Define explicit criteria for which wallets qualify for copying before you look at any specific wallet. Minimum number of resolved trades. Minimum profit factor. Market category performance breakdowns. Sizing discipline. A wallet that doesn't meet all your criteria doesn't get added, regardless of how impressive its recent headline numbers look. This prevents the recency bias and leaderboard chasing that leads to following weak wallets.

Set position sizing rules in advance

Decide your sizing rules before you start copying, not in the moment when excitement or fear can distort your judgment. Write them down. Apply them mechanically. Revisit them quarterly to see if they need adjustment, but don't override them mid-strategy based on how confident you feel about any particular trade.

Automate execution and exits

Polymarket copy trading works best when the execution layer is fully automated. Use a platform like Specula that handles signal detection, trade execution, and exit monitoring systematically. Reserve your human judgment for the strategy layer — deciding who to follow and under what conditions — and let the system handle the execution reliably and without latency.

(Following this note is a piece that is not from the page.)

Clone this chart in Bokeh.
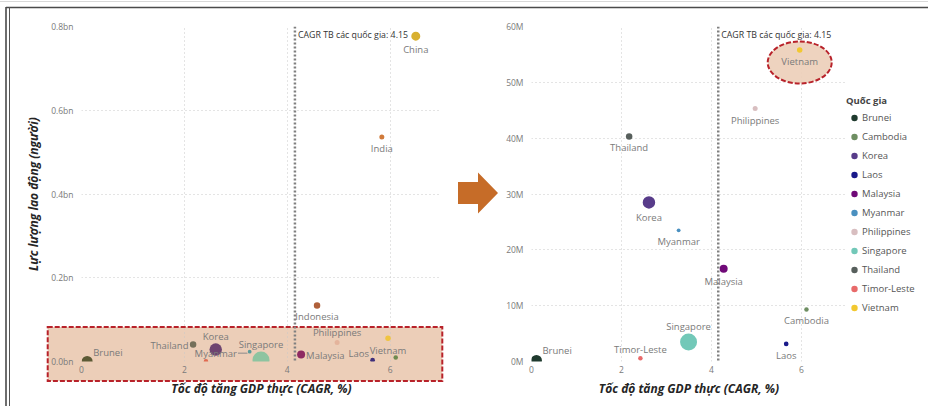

Review performance regularly

Monthly performance reviews should be standard practice. For each source wallet, review not just whether it made or lost money, but whether its behavior matches what you expected when you added it. Is it trading the same market types? Are its position sizes consistent with its historical patterns? Has its win rate on its core categories changed? A wallet that was worth following three months ago might not be worth following today, and a systematic review process is how you catch that before it costs you.

The wallets that win on Polymarket over the long run share a common characteristic: they have a process. The same is true for copy traders who consistently extract value from the strategy. Process beats intuition, discipline beats excitement, and systematic execution beats hope. Build the framework first, then let it work.